South Korea put on a tremendous show of military force in a set of live-fire drills on Monday, as South Korean intelligence reported signs of activity at North Korean launch sites, possibly indicating more provocative missile launches are coming soon.
South Korea’s military drill involved ballistic missiles and American-made F-15 fighters attacking targets chosen to simulate North Korea’s Punggye-ri nuclear test site, where the Communist regime conducted its sixth and largest nuclear test on Sunday.
The South Korean military announced that both air- and ground-launched missiles fired during the exercise “accurately struck” their targets. The military also stated that more drills simulating attacks on North Korean missile launch sites are coming in the next few weeks.
Another significant result of North Korea’s nuclear test is that South Korean President Moon Jae-in’s administration has approved full deployment of the American THAAD anti-missile system, signaling its readiness to install four more THAAD launchers as soon as possible. South Korea’s environmental ministry gave preliminary consent to the four new launcher sites on Monday.
The anti-missile system was a major point of contention during Moon’s election campaign to succeed impeached President Park Geun-hye, with the more dovish Moon expressing reservations about completing the deployment Park had authorized, and suspending installation soon after taking office. Moon has, to put it mildly, grown more “hawkish” during the string of North Korean provocations he has faced since taking office. He has also grown markedly less sensitive to Chinese and Russian complaints about THAAD’s powerful radar compromising their privacy.

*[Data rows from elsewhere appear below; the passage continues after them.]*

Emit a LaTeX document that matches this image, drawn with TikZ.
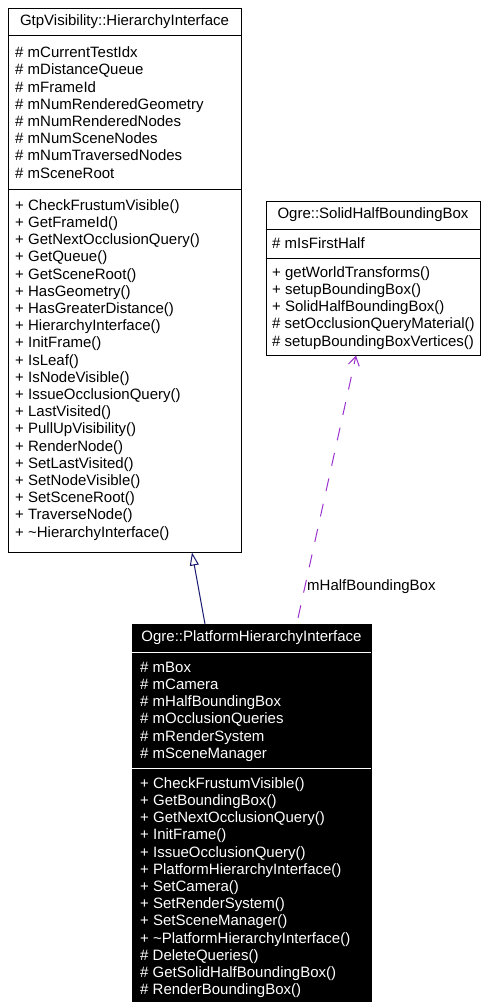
\documentclass[tikz,border=0pt]{standalone}
\usepackage{fontspec}
\setmainfont{Liberation Sans}
\usetikzlibrary{arrows.meta}
\definecolor{inhcol}{HTML}{191970}
\definecolor{usecol}{HTML}{9A32CD}
\tikzset{
  umlbox/.style={draw=black, line width=1pt, fill=white, anchor=north west, inner sep=0pt},
  darkbox/.style={draw=black, line width=1pt, fill=black, anchor=north west, inner sep=0pt},
  titletxt/.style={inner sep=0pt, font=\fontsize{15}{17.2}\selectfont},
  sectxt/.style={inner sep=0pt, anchor=north west, align=left, font=\fontsize{15}{17.2}\selectfont},
  sepline/.style={line width=1pt},
  inherit/.style={draw=inhcol, line width=1pt, -{Triangle[open, length=13pt, width=9pt]}},
  uses/.style={draw=usecol, line width=1pt, dash pattern=on 13pt off 13pt, -{Straight Barb[length=9pt, width=11pt]}},
}
\begin{document}
\begin{tikzpicture}[x=1pt,y=-1pt]
\useasboundingbox[fill=white] (0,0) rectangle (483,1006);

% GtpVisibility::HierarchyInterface
\node[umlbox, minimum width=233pt, minimum height=544pt] (gtp) at (8,8) {};
\draw[sepline] (8,36) -- (241,36);
\draw[sepline] (8,189) -- (241,189);
\node[titletxt] (gtptitle) at (124.5,22) {GtpVisibility::HierarchyInterface};
\node[sectxt] (gtpattr) at (15,45.5) {\strut\# mCurrentTestIdx\\\# mDistanceQueue\\\# mFrameId\\\# mNumRenderedGeometry\\\# mNumRenderedNodes\\\# mNumSceneNodes\\\# mNumTraversedNodes\\\# mSceneRoot};
\node[sectxt] (gtpmeth) at (15,198) {\strut+ CheckFrustumVisible()\\+ GetFrameId()\\+ GetNextOcclusionQuery()\\+ GetQueue()\\+ GetSceneRoot()\\+ HasGeometry()\\+ HasGreaterDistance()\\+ HierarchyInterface()\\+ InitFrame()\\+ IsLeaf()\\+ IsNodeVisible()\\+ IssueOcclusionQuery()\\+ LastVisited()\\+ PullUpVisibility()\\+ RenderNode()\\+ SetLastVisited()\\+ SetNodeVisible()\\+ SetSceneRoot()\\+ TraverseNode()\\+ \textasciitilde HierarchyInterface()};

% Ogre::SolidHalfBoundingBox
\node[umlbox, minimum width=214pt, minimum height=154pt] (solid) at (266,201) {};
\draw[sepline] (266,229) -- (480,229);
\draw[sepline] (266,258) -- (480,258);
\node[titletxt] (solidtitle) at (373,215) {Ogre::SolidHalfBoundingBox};
\node[sectxt] (solidattr) at (272,236) {\strut\# mIsFirstHalf};
\node[sectxt] (solidmeth) at (272,265) {\strut+ getWorldTransforms()\\+ setupBoundingBox()\\+ SolidHalfBoundingBox()\\\# setOcclusionQueryMaterial()\\\# setupBoundingBoxVertices()};

% Ogre::PlatformHierarchyInterface
\node[darkbox, minimum width=239pt, minimum height=377pt] (plat) at (132,624) {};
\draw[sepline, white] (132,652) -- (371,652);
\draw[sepline, white] (132,768) -- (371,768);
\node[titletxt, text=white] (plattitle) at (251.5,638) {Ogre::PlatformHierarchyInterface};
\node[sectxt, text=white] (platattr) at (140,660) {\strut\# mBox\\\# mCamera\\\# mHalfBoundingBox\\\# mOcclusionQueries\\\# mRenderSystem\\\# mSceneManager};
\node[sectxt, text=white] (platmeth) at (140,776) {\strut+ CheckFrustumVisible()\\+ GetBoundingBox()\\+ GetNextOcclusionQuery()\\+ InitFrame()\\+ IssueOcclusionQuery()\\+ PlatformHierarchyInterface()\\+ SetCamera()\\+ SetRenderSystem()\\+ SetSceneManager()\\+ \textasciitilde PlatformHierarchyInterface()\\\# DeleteQueries()\\\# GetSolidHalfBoundingBox()\\\# RenderBoundingBox()};

% connectors
\coordinate (inhstart) at (205,624);
\coordinate (inhend) at (192,552.5);
\draw[inherit] (inhstart) -- (inhend);
\coordinate (usestart) at (298,618);
\coordinate (useend) at (356,355.5);
\draw[uses] (usestart) -- (useend);
\node[titletxt, anchor=west] (uselabel) at (307,587) {mHalfBoundingBox};
\end{tikzpicture}
\end{document}
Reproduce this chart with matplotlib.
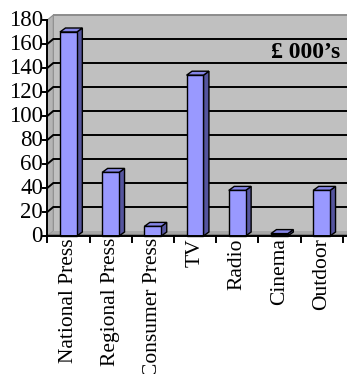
import matplotlib
matplotlib.use("Agg")
import matplotlib.pyplot as plt
from matplotlib.patches import Polygon, Rectangle

# Media spend by channel (£ 000's)
categories = ["National Press", "Regional Press", "Consumer Press", "TV",
              "Radio", "Cinema", "Outdoor"]
values = [170, 53, 8, 134, 38, 2, 38]
y_ticks = [0, 20, 40, 60, 80, 100, 120, 140, 160, 180]
unit_label = "£ 000’s"

W, H, DPI = 347, 374, 100
fig = plt.figure(figsize=(W / DPI, H / DPI), dpi=DPI)
fig.patch.set_facecolor("white")

ax_left, ax_right = 47.3, 342.7
ax_top, ax_bottom = 20, 236
ax = fig.add_axes([ax_left / W, (H - ax_bottom) / H,
                   (ax_right - ax_left) / W, (ax_bottom - ax_top) / H])
n = len(categories)
ymax = 180
ax.set_xlim(0, n)
ax.set_ylim(0, ymax)
ax.axis("off")

px_x = (ax_right - ax_left) / n      # pixels per category
px_y = (ax_bottom - ax_top) / ymax   # pixels per unit

# depth of the walls and of the columns, in data units
wdx, wdy = 6 / px_x, 5 / px_y
bdx, bdy = 5.5 / px_x, 4 / px_y

wall_c = "#C0C0C0"
# back wall
ax.add_patch(Rectangle((wdx, wdy), n + 1, ymax, facecolor=wall_c,
                       edgecolor="none", clip_on=False, zorder=1))
ax.plot([wdx, n + 1], [ymax + wdy, ymax + wdy], color="#8C8C8C", lw=1.4,
        clip_on=False, zorder=2, solid_capstyle="butt")
# side wall
ax.add_patch(Polygon([(0, 0), (0, ymax), (wdx, ymax + wdy), (wdx, wdy)],
                     closed=True, facecolor="#B4B4B4", edgecolor="#8C8C8C",
                     lw=0.8, clip_on=False, zorder=1))
# floor
ax.add_patch(Polygon([(0, 0), (n + 1, 0), (n + 1 + wdx, wdy), (wdx, wdy)],
                     closed=True, facecolor="#A8A8A8", edgecolor="none",
                     clip_on=False, zorder=1))
ax.plot([0, n + 1], [0.8, 0.8], color="#7E7E7E", lw=1.5, clip_on=False,
        zorder=2, solid_capstyle="butt")

# gridlines running across the side wall and the back wall
for t in y_ticks[1:-1]:
    ax.plot([0, wdx, n + 1], [t, t + wdy, t + wdy], color="black", lw=1.4,
            clip_on=False, zorder=2, solid_joinstyle="miter")

# columns
front_c, top_c, side_c = "#9999FF", "#8585E6", "#55559E"
bw = 0.4
for i, v in enumerate(values):
    x0 = i + 0.5 - bw / 2
    x1 = x0 + bw
    ax.add_patch(Polygon([(x1, 0), (x1, v), (x1 + bdx, v + bdy), (x1 + bdx, bdy)],
                         closed=True, facecolor=side_c, edgecolor="black",
                         lw=1.0, clip_on=False, zorder=3))
    ax.add_patch(Polygon([(x0, v), (x1, v), (x1 + bdx, v + bdy), (x0 + bdx, v + bdy)],
                         closed=True, facecolor=top_c, edgecolor="black",
                         lw=1.0, clip_on=False, zorder=3))
    ax.add_patch(Rectangle((x0, 0), bw, v, facecolor=front_c,
                           edgecolor="black", lw=1.0, clip_on=False, zorder=4))

# axes lines and tick marks
ax.plot([0, 0], [0, ymax], color="black", lw=1.4, clip_on=False, zorder=5)
ax.plot([0, n + 0.2], [0, 0], color="black", lw=1.4, clip_on=False, zorder=5)
tick_len_x = 4 / px_x
tick_len_y = 6 / px_y
font = "Liberation Serif"
for t in y_ticks:
    ax.plot([-tick_len_x, 0], [t, t], color="black", lw=1.4, clip_on=False, zorder=5)
    ax.text(-tick_len_x - 0.01, t, str(t), ha="right", va="center",
            fontsize=16.5, family=font, clip_on=False)
for i in range(n + 1):
    ax.plot([i, i], [0, -tick_len_y], color="black", lw=1.4, clip_on=False, zorder=5)
for i, c in enumerate(categories):
    ax.text(i + 0.5, -2 / px_y, c, rotation=90, ha="center", va="top",
            fontsize=15.5, family=font, clip_on=False)

ax.text(6.95, 148, unit_label, ha="right", va="baseline", fontsize=17,
        fontweight="bold", family=font, zorder=6)

fig.savefig("out.png", dpi=DPI, facecolor="white")
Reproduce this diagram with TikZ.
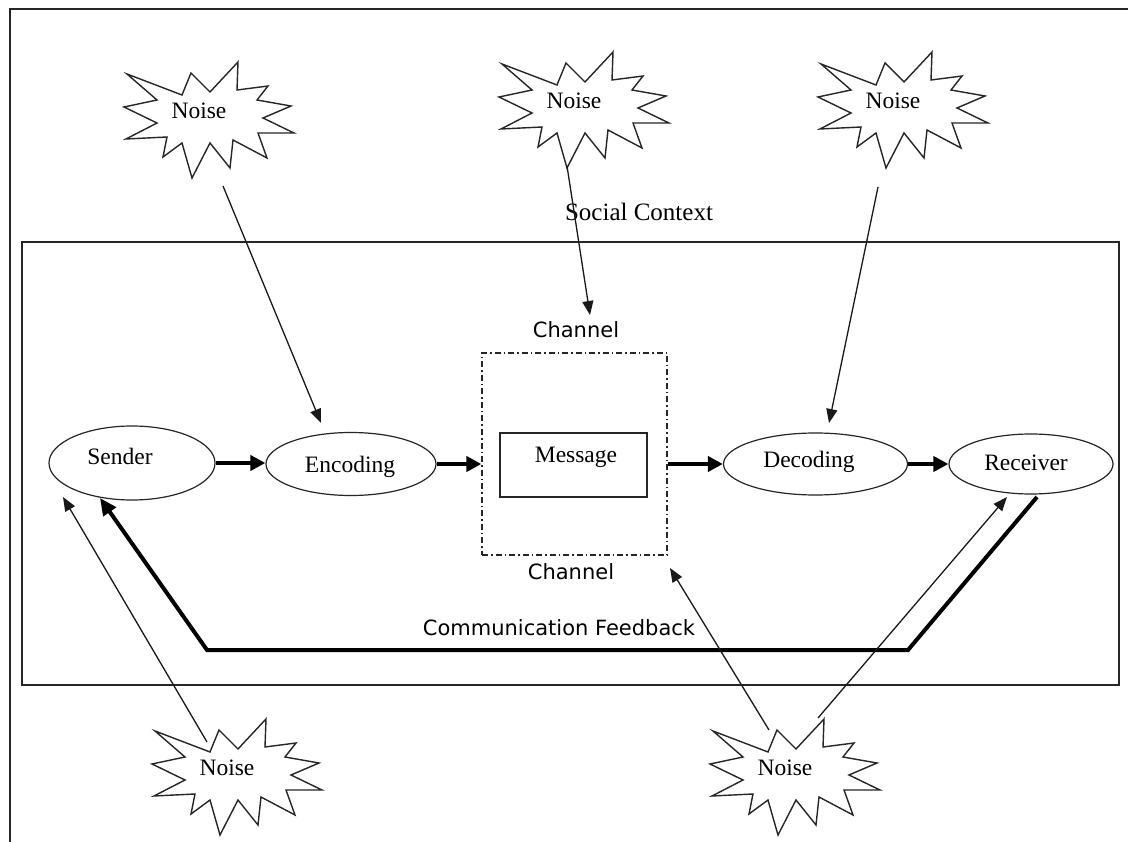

South Korea has also asked the United States to deploy more naval assets and bombers to the region. Defense Minister Song Young-moo told the South Korean parliament that “views converged on strengthening the military standoff” during a national security meeting, which seems to spell the end for President Moon’s campaign platform of increased diplomatic and economic engagement with Pyongyang.
However, it is always possible these tough new measures could be canceled or reversed if China is able to bring North Korea to heel. At this point, it seems important to send a message to Beijing that everything it finds undesirable on the Korean Peninsula will likely come to pass, beginning with THAAD and possibly ending with the collapse of the Kim regime, unless it takes swift and unconditional action to control its deranged client state.
On the other hand, some analysts argue that China has waited too long, and it no longer has the power to stop dictator Kim Jong-un’s drive for nuclear missile technology. From this perspective, North Korea’s Sunday nuclear detonation was as much a message to China as it was to South Korea and the Western world.
South Korea is not the only regional power openly discussing military options against North Korea. The Associated Press reports that recent developments have accelerated Japan’s debate over developing aggressive pre-emptive strike capability, including air- and ground-based cruise missiles that could take out North Korean launch sites.
South Korean intelligence reports it has seen indications that North Korea will conduct more missile launches soon.
“We have continued to see signs of possibly more ballistic missile launches. We also forecast North Korea could fire an intercontinental ballistic missile,” Defense Ministry official Chang Kyung-soo said on Monday.
The BBC notes that North Korea likes to time its most provocative actions to coincide with national holidays, and it has two of them coming up soon: the anniversary of the founding of the Kim regime this coming Saturday, September 9, and the founding of the ruling Workers’ Party of Korea on October 10.